Tekkies as Publishers ?

By Po Bronson, author of The First $20 Million Is Always the Hardest a novel about Silicon Valley

This article first appeared in the New York Times on Friday April 11, 1997

SAN FRANCISCO: The trend seems ominous. American Cyercast, the producer of the Web soap opera site The Spot, has filed for bankruptcy protection. Out.com, the on-line version of Out magazine, has shut down for lack of advertising revenue. Politics Now, a joint venture of ABC News, National Journal and The Washington Post, which was one of the Net's busiest sites during the 1996 campaign, no longer exists. And late last month Netguide Live, an on-line Web directory that had nearly 200 employees at its peak, announced it is pulling the plug.

But to look at these setbacks among prominent Web sites and conclude that the Internet is not living up to its promise is like inferring that the computer industry is in trouble because nobody's buying computers from Wang, Commodore or Kaypro. In an odd way, these Web casualties are an indication of the Intenet's new maturity and profitability.

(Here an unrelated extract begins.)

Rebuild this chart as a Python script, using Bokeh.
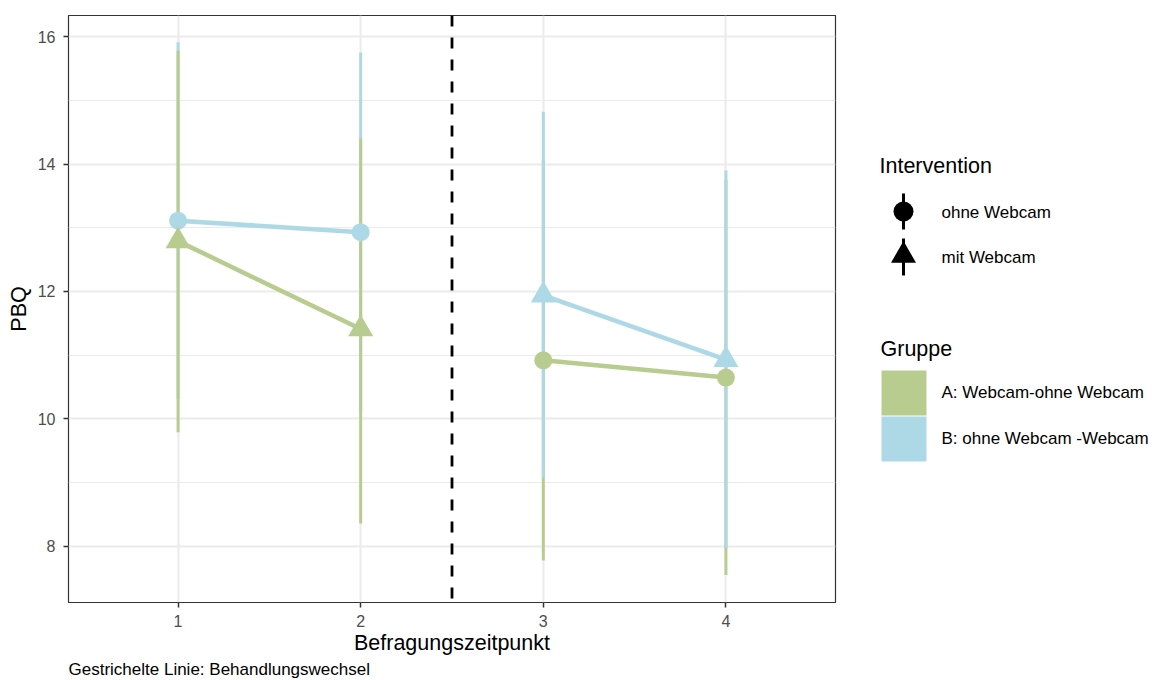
from bokeh.plotting import figure
from bokeh.models import Range1d, FixedTicker, Span, Title, ColumnDataSource
from bokeh.layouts import row
from bokeh.embed import file_html
from bokeh.resources import INLINE
from bokeh.core.properties import value

FONT = "Liberation Sans"

# ---------------- data ----------------
time_points = [1, 2, 3, 4]
a_mean = [12.79, 11.41, 10.92, 10.65]
a_lower = [9.79, 8.36, 7.78, 7.55]
a_upper = [15.78, 14.40, 14.06, 13.75]
a_intervention = ["mit Webcam", "mit Webcam", "ohne Webcam", "ohne Webcam"]

b_mean = [13.11, 12.93, 11.94, 10.93]
b_lower = [10.31, 10.11, 9.08, 7.98]
b_upper = [15.91, 15.75, 14.82, 13.90]
b_intervention = ["ohne Webcam", "ohne Webcam", "mit Webcam", "mit Webcam"]

group_labels = ["A: Webcam-ohne Webcam", "B: ohne Webcam -Webcam"]
group_colors = ["#B8CC8F", "#ADD8E6"]
intervention_labels = ["ohne Webcam", "mit Webcam"]
y_ticks = [8, 10, 12, 14, 16]
y_minor = [9, 11, 13, 15]
switch_point = 2.5
phases = [(0, 2), (2, 4)]

marker_of = {"ohne Webcam": "circle", "mit Webcam": "triangle"}
size_of = {"ohne Webcam": 18, "mit Webcam": 25}

GREEN, BLUE = group_colors

# ---------------- main plot ----------------
p = figure(width=850, height=680,
           x_range=Range1d(0.4, 4.6), y_range=Range1d(7.12, 16.33),
           output_backend="svg", toolbar_location=None,
           min_border_left=68, min_border_right=15,
           min_border_top=15, min_border_bottom=78)

p.background_fill_color = "white"
p.border_fill_color = "white"
p.outline_line_color = "#333333"
p.outline_line_width = 1.2

p.xaxis.ticker = FixedTicker(ticks=time_points)
p.yaxis.ticker = FixedTicker(ticks=y_ticks, minor_ticks=y_minor)
p.xgrid.grid_line_color = "#EBEBEB"
p.xgrid.grid_line_width = 2
p.ygrid.grid_line_color = "#EBEBEB"
p.ygrid.grid_line_width = 2
p.ygrid.minor_grid_line_color = "#EBEBEB"
p.ygrid.minor_grid_line_width = 1

for ax in (p.xaxis, p.yaxis):
    ax.axis_line_color = None
    ax.major_tick_line_color = "#333333"
    ax.major_tick_line_width = 1.5
    ax.major_tick_in = 0
    ax.major_tick_out = 5
    ax.minor_tick_line_color = None
    ax.major_label_text_font = FONT
    ax.major_label_text_font_size = "16px"
    ax.major_label_text_color = "#4D4D4D"
    ax.major_label_standoff = 8
    ax.axis_label_text_font = FONT
    ax.axis_label_text_font_size = "21.5px"
    ax.axis_label_text_font_style = "normal"
    ax.axis_label_text_color = "black"

p.xaxis.axis_label = "Befragungszeitpunkt"
p.yaxis.axis_label = "PBQ"
p.xaxis.major_label_standoff = 7
p.xaxis.axis_label_standoff = 1
p.yaxis.axis_label_standoff = 4

# caption below the x axis, left-aligned with the panel
p.add_layout(Title(text="Gestrichelte Linie: Behandlungswechsel", align="left",
                   text_font=FONT, text_font_size="17px", text_font_style="normal",
                   text_color="black", standoff=0), "below")

# error bars (drawing order as in reference)
def seg(idx, lower, upper, color):
    p.segment(x0=[time_points[i] for i in idx], y0=[lower[i] for i in idx],
              x1=[time_points[i] for i in idx], y1=[upper[i] for i in idx],
              line_color=color, line_width=3)

seg([0, 1], b_lower, b_upper, BLUE)
seg([0, 1, 2, 3], a_lower, a_upper, GREEN)
seg([2, 3], b_lower, b_upper, BLUE)

# switch line
p.add_layout(Span(location=switch_point, dimension="height", line_color="black",
                  line_width=2.8, line_dash="11 11"))

# connecting lines per phase
for s, e in phases:
    p.line(time_points[s:e], a_mean[s:e], line_color=GREEN, line_width=4.5)
    p.line(time_points[s:e], b_mean[s:e], line_color=BLUE, line_width=4.5)

# points
for mean, interv, color in ((b_mean, b_intervention, BLUE), (a_mean, a_intervention, GREEN)):
    src = ColumnDataSource(dict(x=time_points, y=mean,
                                marker=[marker_of[v] for v in interv],
                                size=[size_of[v] for v in interv]))
    p.scatter("x", "y", marker="marker", size="size", source=src,
              fill_color=color, line_color=color, line_width=0)

# ---------------- legend panel ----------------
# the row aligns this panel's frame with the main frame (page y 15..602)
leg = figure(width=305, height=680, x_range=Range1d(850, 1155), y_range=Range1d(602, 15),
             output_backend="svg", toolbar_location=None,
             min_border_left=0, min_border_right=0, min_border_top=15, min_border_bottom=78,
             x_axis_location=None, y_axis_location=None)
leg.grid.visible = False
leg.outline_line_color = None
leg.background_fill_color = "white"
leg.border_fill_color = "white"

key_x = 903
label_x = 941
grp_top = [370, 416]
key_h = 45

leg.text(x=[879, 880], y=[165, 348], text=["Intervention", "Gruppe"],
         text_font=value(FONT), text_font_size="21.5px", text_color="black",
         text_baseline="middle", text_align="left")
leg.segment(x0=[key_x, key_x], y0=[193, 238], x1=[key_x, key_x], y1=[229, 275],
            line_color="black", line_width=3)
leg.scatter(x=[key_x, key_x], y=[211, 255],
            marker=[marker_of[v] for v in intervention_labels],
            size=[20, 25], fill_color="black", line_color="black", line_width=0)
leg.text(x=[label_x] * 2, y=[212, 257], text=intervention_labels,
         text_font=value(FONT), text_font_size="17px", text_color="black",
         text_baseline="middle", text_align="left")

leg.quad(left=[881, 881], right=[926, 926], top=grp_top,
         bottom=[t + key_h for t in grp_top], fill_color=group_colors, line_color=None)
leg.text(x=[label_x] * 2, y=[392, 438], text=group_labels,
         text_font=value(FONT), text_font_size="17px", text_color="black",
         text_baseline="middle", text_align="left")

layout = row(p, leg)
open("out.html", "w").write(file_html(layout, INLINE))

To understand the Web's growing pains, one must remember that many of the first developers of the sites were engineers, computer programers and others from the high-tech industry. To them, the Web was an enticing fantasy, a chance to unleash a repressed artistic side. They hoped to take their furious Email rants and publish them as columns and to use their programing skills to make Web pages look cool.

Unfortunately, these engineers-turned-cultural-arbiters also brought with them the software industry's expectations for compensation: Trade 18 months of hard work at low pay for stock options, and soon enough you'll get rich or move on to something new. They neglected one reality of the industry providing the "content" for new and old media: Cultural arbiters - most writers, editors and illustrators earn relatively little and rarely make a fast buck.

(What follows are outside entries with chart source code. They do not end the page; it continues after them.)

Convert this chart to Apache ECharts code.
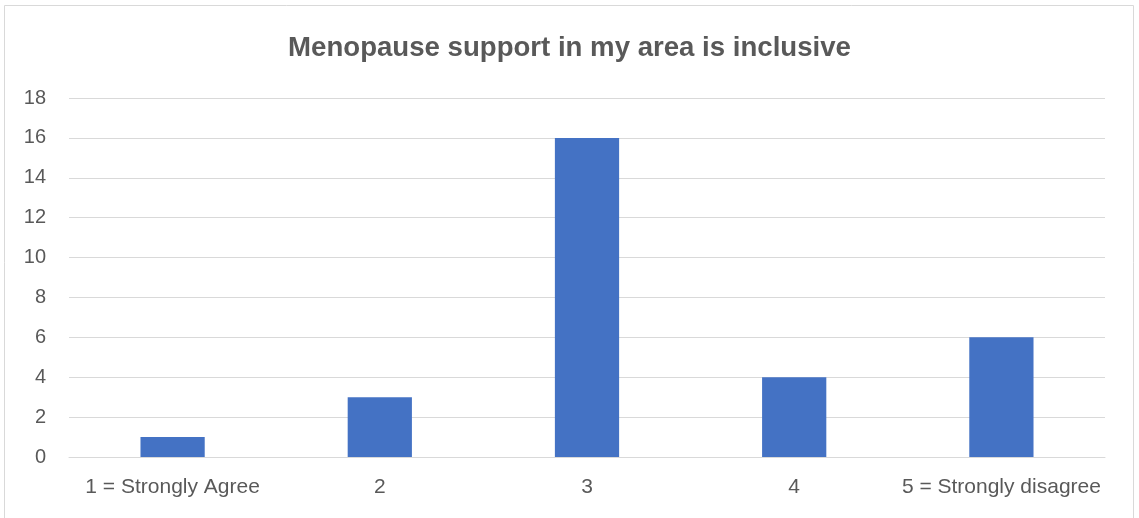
<!DOCTYPE html>
<html>
<head>
<meta charset="utf-8">
<script src="https://cdn.jsdelivr.net/npm/echarts@6/dist/echarts.min.js"></script>
<style>
  html, body { margin: 0; padding: 0; background: #fff; }
  #chart { width: 1139px; height: 518px; }
</style>
</head>
<body>
<div id="chart"></div>
<script>
const categories = ['1 = Strongly Agree', '2', '3', '4', '5 = Strongly disagree'];
const counts = [1, 3, 16, 4, 6];
const titleText = 'Menopause support in my area is inclusive';

const chart = echarts.init(document.getElementById('chart'), null, { renderer: 'canvas' });
const textGray = '#595959';
const fontFam = '"Liberation Sans", "Open Sans", sans-serif';

chart.setOption({
  animation: false,
  title: {
    text: titleText,
    left: 'center',
    top: 29,
    textStyle: { color: textGray, fontSize: 27.6, fontWeight: 'bold', fontFamily: fontFam }
  },
  graphic: [{
    type: 'rect',
    shape: { x: 4.5, y: 5.5, width: 1129, height: 530 },
    style: { fill: 'none', stroke: '#d9d9d9', lineWidth: 1 },
    silent: true
  }],
  grid: { left: 69, right: 34, top: 98, bottom: 61 },
  xAxis: {
    type: 'category',
    data: categories,
    axisLine: { show: true, lineStyle: { color: '#d9d9d9', width: 1 } },
    axisTick: { show: false },
    axisLabel: { color: textGray, fontSize: 21, fontFamily: fontFam, margin: 20, interval: 0 }
  },
  yAxis: {
    type: 'value',
    min: 0,
    max: 18,
    interval: 2,
    axisLine: { show: false },
    axisTick: { show: false },
    splitLine: { lineStyle: { color: '#d9d9d9', width: 1 } },
    axisLabel: { color: textGray, fontSize: 20, fontFamily: fontFam, margin: 23 }
  },
  series: [{
    type: 'bar',
    data: counts,
    barWidth: '31%',
    itemStyle: { color: '#4472c4' }
  }]
});
</script>
</body>
</html>
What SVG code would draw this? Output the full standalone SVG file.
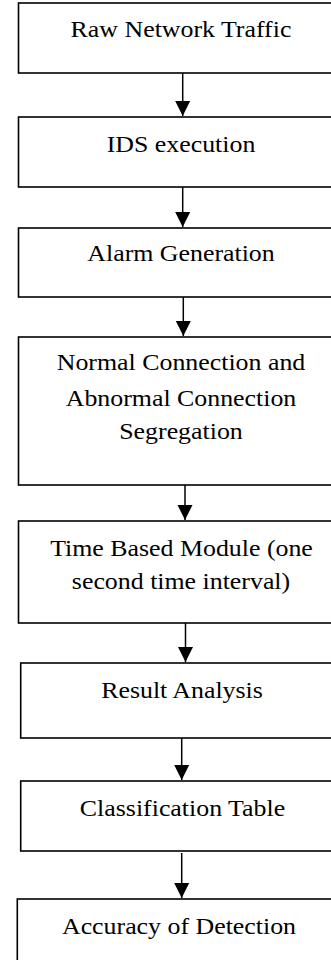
<svg xmlns="http://www.w3.org/2000/svg" width="331" height="960" viewBox="0 0 331 960">
<style>
.box{fill:#fff;stroke:#000;stroke-width:1.6}
.lbl{font-family:"Liberation Serif","Times New Roman",serif;font-size:22.5px;fill:#000;text-anchor:middle}
.conn{stroke:#000;stroke-width:1.5;fill:none}
</style>
<defs>
<marker id="ah" markerUnits="userSpaceOnUse" markerWidth="16" markerHeight="16" viewBox="0 0 16 16" refX="15" refY="8" orient="auto">
<path d="M0,0.5 L15,8 L0,15.5 Z" fill="#000"/>
</marker>
</defs>
<rect width="331" height="960" fill="#fff"/>
<g id="n1"><rect class="box" x="18.5" y="3" width="330" height="70"/>
<text class="lbl" transform="translate(181,37.3) scale(1.15,1)">Raw Network Traffic</text></g>
<g id="n2"><rect class="box" x="18.5" y="117" width="330" height="70"/>
<text class="lbl" transform="translate(181,151.7) scale(1.15,1)">IDS execution</text></g>
<g id="n3"><rect class="box" x="18.5" y="228" width="330" height="69"/>
<text class="lbl" transform="translate(181,260.7) scale(1.15,1)">Alarm Generation</text></g>
<g id="n4"><rect class="box" x="18.5" y="337" width="330" height="148"/>
<text class="lbl" transform="translate(181,370) scale(1.15,1)">Normal Connection and</text>
<text class="lbl" transform="translate(181,406) scale(1.15,1)">Abnormal Connection</text>
<text class="lbl" transform="translate(181,439.3) scale(1.15,1)">Segregation</text></g>
<g id="n5"><rect class="box" x="18.5" y="521" width="330" height="102"/>
<text class="lbl" transform="translate(181.5,555.7) scale(1.15,1)">Time Based Module (one</text>
<text class="lbl" transform="translate(181,589.3) scale(1.15,1)">second time interval)</text></g>
<g id="n6"><rect class="box" x="20.7" y="663" width="330" height="75"/>
<text class="lbl" transform="translate(182,698.3) scale(1.15,1)">Result Analysis</text></g>
<g id="n7"><rect class="box" x="20.7" y="781" width="330" height="70"/>
<text class="lbl" transform="translate(182.5,816) scale(1.15,1)">Classification Table</text></g>
<g id="n8"><rect class="box" x="17.3" y="899" width="330" height="80"/>
<text class="lbl" transform="translate(179,934) scale(1.15,1)">Accuracy of Detection</text></g>
<g id="connectors">
<line class="conn" x1="182.7" y1="73" x2="182.7" y2="116" marker-end="url(#ah)"/>
<line class="conn" x1="182.7" y1="187" x2="182.7" y2="227" marker-end="url(#ah)"/>
<line class="conn" x1="183.3" y1="297" x2="183.3" y2="336" marker-end="url(#ah)"/>
<line class="conn" x1="185" y1="485" x2="185" y2="520" marker-end="url(#ah)"/>
<line class="conn" x1="185.5" y1="623" x2="185.5" y2="662" marker-end="url(#ah)"/>
<line class="conn" x1="181.7" y1="738" x2="181.7" y2="780" marker-end="url(#ah)"/>
<line class="conn" x1="181.7" y1="853" x2="181.7" y2="898" marker-end="url(#ah)"/>
</g>
</svg>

The engineers didn't understand that sites are more like magazines than software companies, and that a new magazine is considered a success if it turns a profit within five years. The Spot is a case in point. It had been modestly successful before TCI and Intel became big investors and they tried to morph it into a network of shows, watering down the content until even the core audience abandoned it.

Too many failed sites, like Netguide, tried to operate along Silicon Valley norms - 8,000 square-foot offices and staffs so large that workers Stopped saying "hi" in the halls. Most companies that have succeeded on this scale - like Yahoo, provider of a leading Internet search engine, and Netscape, maker of the most popular browser - are really part of the Web's infrastructure. And even Yahoo, which has been around from the beginning, just turned its first profit in the final quarter of 1996.

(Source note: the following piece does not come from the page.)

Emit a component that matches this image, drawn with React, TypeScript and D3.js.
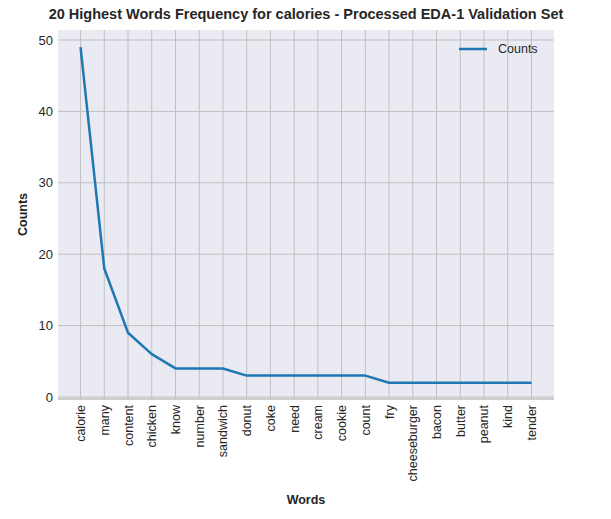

With money not so easy to come by, Web sites are learning how to practice sustainable economics. The on-line magazine Salon, for example, has been building readership steadily for two years, yet doesn't expect profits until the fifth year. Some promising small sites are no longer even chasing advertisers, hooking up instead with a handful of long-term sponsors and even creating promotional events for them. Riotgrrl.com, a biweekly Web. zine for young women, has partnerships with Squeeze Jeans, the on-line bookseller Bookzone and the computer store Cyberian Outpost.

The good news for the Web is that ad revenues are still growing, although advertisers are focusing on the top 100 or so sites (buying up lots of space on low-traffic spots was proving inefficient). And although many entertainment-based sites are closing, real-world companies like L. L. Bean are finding that a thriving business with on-line catalogues.

This competition will help the Web because it will punish complacency. The string of failures, far from being an omen of the Web's unprofitability, will likely spur innovation and, most important, frighten away those who are only in it for the quick buck.